We take a specific algorithmic example, discussed in more detail in https://doi.org/10.1016/j.jcp.2008.02.024. This is a continuum-realm PDF method for incompressible flow with elliptic relaxation. In that algorithm only about 5% of the computational time is spent on the two linear solvers (mean pressure and elliptic relaxation) and 92% on advancing the particles.
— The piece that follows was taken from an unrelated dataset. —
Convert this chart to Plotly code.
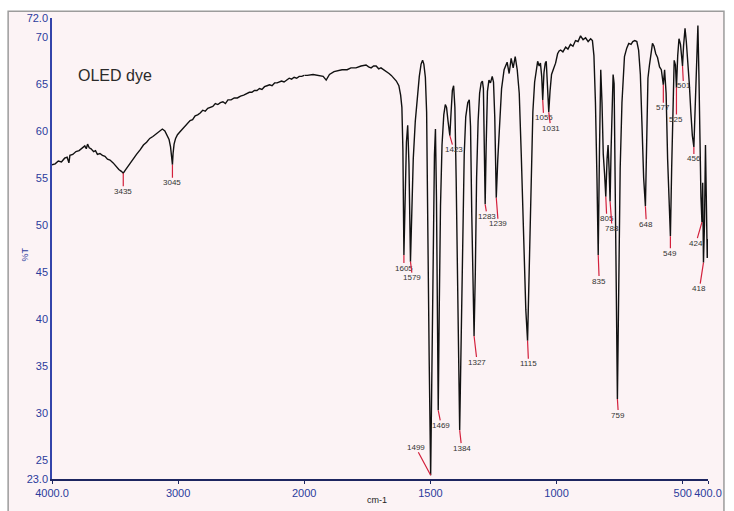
import plotly.graph_objects as go

# IR transmission spectrum of an OLED dye (wavenumber in cm-1, %T)
wavenumber = [
    4000, 3975, 3950, 3925, 3900, 3880, 3866, 3858, 3835, 3810, 3785, 3760, 3740, 3728, 3718,
    3705, 3690, 3670, 3655, 3640, 3620, 3600, 3580, 3560, 3540, 3515, 3490, 3470, 3450, 3435,
    3420, 3400, 3380, 3355, 3330, 3300, 3275, 3250, 3225, 3200, 3175, 3150, 3125, 3105, 3088,
    3072, 3060, 3052, 3045, 3040, 3032, 3020, 3005, 2985, 2965, 2945, 2925, 2905, 2885, 2865,
    2845, 2825, 2805, 2785, 2765, 2745, 2725, 2705, 2685, 2665, 2645, 2625, 2605, 2580, 2555,
    2530, 2505, 2480, 2455, 2435, 2415, 2395, 2375, 2355, 2335, 2315, 2295, 2275, 2255, 2235,
    2215, 2198, 2180, 2160, 2140, 2119, 2100, 2080, 2060, 2040, 2020, 2000,
    1988, 1965, 1941, 1925, 1913, 1900, 1882, 1865, 1850, 1830, 1815, 1795, 1775, 1755, 1745,
    1735, 1725, 1715, 1705, 1696, 1684, 1672, 1664, 1655, 1645, 1635, 1625, 1618, 1613, 1609,
    1605, 1600, 1595, 1590, 1585, 1579, 1574, 1568, 1560, 1552, 1544, 1537, 1531, 1526, 1520,
    1515, 1510, 1505, 1499, 1494, 1489, 1484, 1480, 1476, 1472, 1469, 1465, 1460, 1454, 1447,
    1441, 1436, 1430, 1423, 1418, 1413, 1408, 1403, 1398, 1392, 1384, 1378, 1372, 1366, 1360,
    1352, 1346, 1341, 1336, 1332, 1327, 1322, 1317, 1311, 1305, 1299, 1294, 1290, 1286, 1283,
    1279, 1274, 1268, 1262, 1255, 1250, 1245, 1239, 1233, 1226, 1218, 1208, 1196, 1188, 1180,
    1172, 1164, 1156, 1148, 1140, 1131, 1122, 1115, 1108, 1101, 1094, 1087, 1080, 1075, 1069,
    1064, 1059, 1055, 1050, 1045, 1041, 1036, 1031, 1026, 1020, 1012, 1004, 996, 990, 984,
    975, 964, 955, 945, 935, 925, 915, 905, 895, 885, 875, 865, 858, 852, 846,
    840, 835, 830, 825, 820, 815, 810, 805, 800, 796, 792, 788, 784, 780, 776,
    772, 767, 763, 759, 754, 748, 741, 731, 722, 714, 705, 698, 690, 682, 675,
    668, 662, 655, 648, 643, 638, 632, 626, 620, 614, 607, 600, 592, 585, 577,
    572, 566, 560, 554, 549, 544, 539, 534, 529, 525, 520, 515, 509, 505, 501,
    497, 494, 491, 486, 480, 474, 468, 462, 456, 451, 446, 440, 436, 432, 428,
    424, 421, 418, 414, 410, 406, 403, 400,
]
transmittance = [
    56.4, 56.5, 56.8, 56.7, 57.1, 57.2, 56.6, 57.4, 57.5, 57.8, 57.9, 58.2, 58.4, 58.1, 58.6,
    58.2, 58.1, 57.8, 57.9, 57.5, 57.6, 57.4, 57.3, 57.0, 56.9, 56.6, 56.2, 55.9, 55.7, 55.5,
    55.8, 56.2, 56.6, 57.1, 57.5, 58.0, 58.5, 58.8, 59.2, 59.4, 59.7, 59.9, 60.2, 60.0, 59.6,
    59.1, 58.3, 57.2, 56.4, 57.6, 58.6, 59.2, 59.6, 59.9, 60.2, 60.6, 60.8, 61.1, 61.2, 61.6,
    61.7, 61.9, 62.2, 62.1, 62.4, 62.5, 62.6, 62.9, 62.8, 63.0, 63.1, 62.9, 63.3, 63.3, 63.5,
    63.5, 63.7, 63.8, 64.0, 64.1, 64.1, 64.3, 64.3, 64.5, 64.4, 64.7, 64.8, 64.9, 64.8, 65.1,
    65.1, 65.2, 65.3, 65.2, 65.4, 65.6, 65.5, 65.7, 65.6, 65.8, 65.8, 65.9,
    65.9, 66.0, 65.9, 65.8, 65.4, 66.0, 66.3, 66.4, 66.5, 66.5, 66.7, 66.7, 66.9, 67.0, 66.8,
    66.7, 66.9, 66.9, 66.6, 66.7, 66.5, 66.3, 66.1, 65.9, 65.6, 65.3, 64.8, 63.8, 62.5, 58.0,
    46.8, 55.0, 58.8, 60.6, 56.5, 46.1, 51.5, 57.0, 61.0, 63.8, 65.8, 67.1, 67.5, 67.1, 65.7,
    62.0, 52.0, 36.0, 23.4, 36.0, 50.0, 57.5, 60.2, 53.0, 40.0, 30.3, 41.0, 52.0, 58.5, 61.7,
    62.8, 62.5, 61.0, 59.5, 62.0, 64.3, 64.8, 62.5, 55.0, 42.0, 28.2, 38.0, 50.0, 57.5, 61.5,
    63.0, 63.3, 60.5, 51.0, 43.0, 38.2, 45.0, 55.0, 61.0, 64.0, 65.1, 65.3, 64.5, 58.5, 52.2,
    58.5, 64.2, 65.4, 65.1, 65.8, 65.2, 61.5, 52.9, 57.0, 61.0, 64.5, 66.5, 67.3, 66.1, 67.7,
    66.7, 67.9, 66.5, 64.0, 57.5, 48.0, 41.0, 37.7, 45.0, 55.0, 62.0, 65.2, 66.7, 67.4, 66.9,
    67.2, 65.8, 63.3, 66.2, 67.2, 67.4, 65.0, 62.0, 64.2, 66.0, 66.6, 67.2, 68.2, 68.5, 68.6,
    68.4, 68.9, 68.7, 69.2, 69.0, 69.6, 69.5, 70.1, 69.7, 69.9, 69.5, 69.8, 69.6, 68.0, 63.0,
    55.0, 46.8, 58.0, 66.5, 63.0, 57.5, 55.5, 53.0, 57.0, 58.5, 56.0, 52.5, 58.0, 64.0, 66.0,
    65.0, 55.0, 42.0, 31.5, 43.0, 56.0, 63.0, 67.9, 68.8, 69.3, 69.2, 69.5, 69.6, 69.5, 68.6,
    66.0, 61.0, 55.0, 52.0, 60.0, 65.6, 67.0, 68.5, 69.3, 69.0, 68.2, 67.8, 66.8, 66.5, 64.9,
    66.5, 64.0, 57.0, 51.0, 48.8, 56.0, 64.0, 67.5, 67.0, 64.6, 68.0, 69.8, 69.2, 68.3, 66.9,
    69.0, 70.3, 70.9, 69.5, 67.5, 65.0, 62.0, 59.5, 58.3, 62.0, 67.0, 71.2, 66.0, 56.0, 53.0,
    50.3, 54.5, 46.0, 50.0, 58.5, 52.0, 46.5, 48.5,
]

# Picked peaks (cm-1) that carry a wavenumber label
peak_labels = [3435, 3045, 1605, 1579, 1499, 1469, 1423, 1384, 1327, 1283, 1239, 1115,
               1055, 1031, 835, 805, 788, 759, 648, 577, 549, 525, 501, 456, 424, 418]

# Label placement (pixel offsets of the text from the peak tip)
label_offsets = {
    3435: (0, 18), 3045: (0, 18), 1605: (0, 13), 1579: (2, 16), 1499: (-15, -28),
    1469: (3, 15), 1423: (4, 14), 1384: (2, 18), 1327: (3, 26), 1283: (2, 12),
    1239: (2, 26), 1115: (1, 23), 1055: (1, 18), 1031: (2, 16), 835: (1, 26),
    805: (1, 22), 788: (2, 27), 759: (1, 16), 648: (1, 18), 577: (0, 23),
    549: (0, 17), 525: (0, 32), 501: (1, 20), 456: (0, 12), 424: (-6, 21), 418: (-4, 26),
}

y_ticks = [23, 25, 30, 35, 40, 45, 50, 55, 60, 65, 70, 72]
y_ticktext = ["23.0", "25", "30", "35", "40", "45", "50", "55", "60", "65", "70", "72.0"]
x_left_ticks = [4000, 3000]
x_left_text = ["4000.0", "3000"]
x_right_ticks = [2000, 1500, 1000, 500, 400]
x_right_text = ["2000", "1500", "1000", "500", "400.0"]

T_at = dict(zip(wavenumber, transmittance))

# The wavenumber axis changes scale at 2000 cm-1: two x axes side by side
left_wn = [w for w in wavenumber if w >= 2000]
left_t = [T_at[w] for w in left_wn]
right_wn = [w for w in wavenumber if w <= 2000]
right_t = [T_at[w] for w in right_wn]

W, H = 734, 511
ML, MR, MT, MB = 52, 24, 14, 27
pw = W - ML - MR
ph = H - MT - MB
split = (305 - ML) / pw

TICK_COLOR = "#2b3b9c"
FONT = "Liberation Sans"

fig = go.Figure()
line_style = dict(color="#111111", width=1.4)
fig.add_trace(go.Scatter(x=left_wn, y=left_t, mode="lines", line=line_style,
                         xaxis="x", yaxis="y", showlegend=False, hoverinfo="skip"))
fig.add_trace(go.Scatter(x=right_wn, y=right_t, mode="lines", line=line_style,
                         xaxis="x2", yaxis="y", showlegend=False, hoverinfo="skip"))

annotations = []
for wn in peak_labels:
    ax, ay = label_offsets[wn]
    annotations.append(dict(
        x=wn, y=T_at[wn], xref="x" if wn > 2000 else "x2", yref="y",
        text=str(wn), showarrow=True, arrowhead=0, arrowwidth=1.2,
        arrowcolor="#d3203c", ax=ax, ay=ay, standoff=0, startstandoff=0,
        font=dict(family=FONT, size=8, color="#333333"), borderpad=0,
    ))

def px_x(p):
    return (p - ML) / pw

def px_y(p):
    return (H - MB - p) / ph

annotations.append(dict(x=px_x(115), y=px_y(73), xref="paper", yref="paper",
                        xanchor="center", yanchor="middle",
                        text="OLED dye", showarrow=False,
                        font=dict(family=FONT, size=16, color="#2a2a2a")))
annotations.append(dict(x=px_x(25), y=px_y(255), xref="paper", yref="paper",
                        xanchor="center", yanchor="middle",
                        text="%T", textangle=-90, showarrow=False,
                        font=dict(family=FONT, size=9, color=TICK_COLOR)))
annotations.append(dict(x=px_x(378), y=px_y(497), xref="paper", yref="paper",
                        xanchor="center", yanchor="middle", yshift=-8,
                        text="cm-1", showarrow=False,
                        font=dict(family=FONT, size=9, color="#222222")))

axis_font = dict(family=FONT, size=11, color=TICK_COLOR)
xcommon = dict(showgrid=False, zeroline=False, showline=True, linecolor="#1d2560",
               linewidth=2, ticks="outside", ticklen=3, tickcolor="#1d2560",
               tickfont=axis_font, anchor="y")

fig.update_layout(
    width=W, height=H,
    margin=dict(l=ML, r=MR, t=MT, b=MB),
    paper_bgcolor="white", plot_bgcolor="rgba(0,0,0,0)",
    xaxis=dict(domain=[0, split], range=[4000, 2000], tickvals=x_left_ticks,
               ticktext=x_left_text, **xcommon),
    xaxis2=dict(domain=[split, 1], range=[2000, 400], tickvals=x_right_ticks,
                ticktext=x_right_text, **xcommon),
    yaxis=dict(range=[23, 72], tickvals=y_ticks, ticktext=y_ticktext, showgrid=False,
               zeroline=False, showline=True, linecolor="#3344aa", linewidth=1.5,
               ticks="", tickfont=axis_font),
    shapes=[dict(type="rect", xref="paper", yref="paper",
                 x0=px_x(8), x1=px_x(726), y0=px_y(530), y1=px_y(7),
                 fillcolor="#fcf3f5", line=dict(color="#9c9c9c", width=1.5),
                 layer="below")],
    annotations=annotations,
)

fig.write_html("out.html")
In a plasma-physics-PIC parlance the particle pusher has the overwhelming memory and computational cost, while the cost of field solver is almost negligible.

Two important advantages of this strategy are:

Perfect and non-changing load-balance for both particle updates and field-solvers, as the number of particles as well as the mesh on a compute node remain the same throughout time stepping,
Simplicity of the code: since only the mesh-based statistics require communication, there is
- a single large chunk of contiguous array need to be communicated (a single all-to-all per time step),
- no need for graph-coloring algorithms,
- no need for complex parallel initial I/O and initial load-balancing,
- no need for distributed linear solvers (no hard-to-parallelize dot-products, matrix-vector-products, preconditioners; no need for monster linear algebra libraries: no petsc, no trilinos, etc.),
- no need for complex low-level compute-node-pair-wise load balancing,
- no need for communicating particles and their properties,
- no need for dynamic load-balancing (as would be absolutely required by a geometry-based particle-communicating algorithm),
Due to simplicity of code, adaptive mesh refinement (AMR) is easier to implement, and separate from the existing field solver.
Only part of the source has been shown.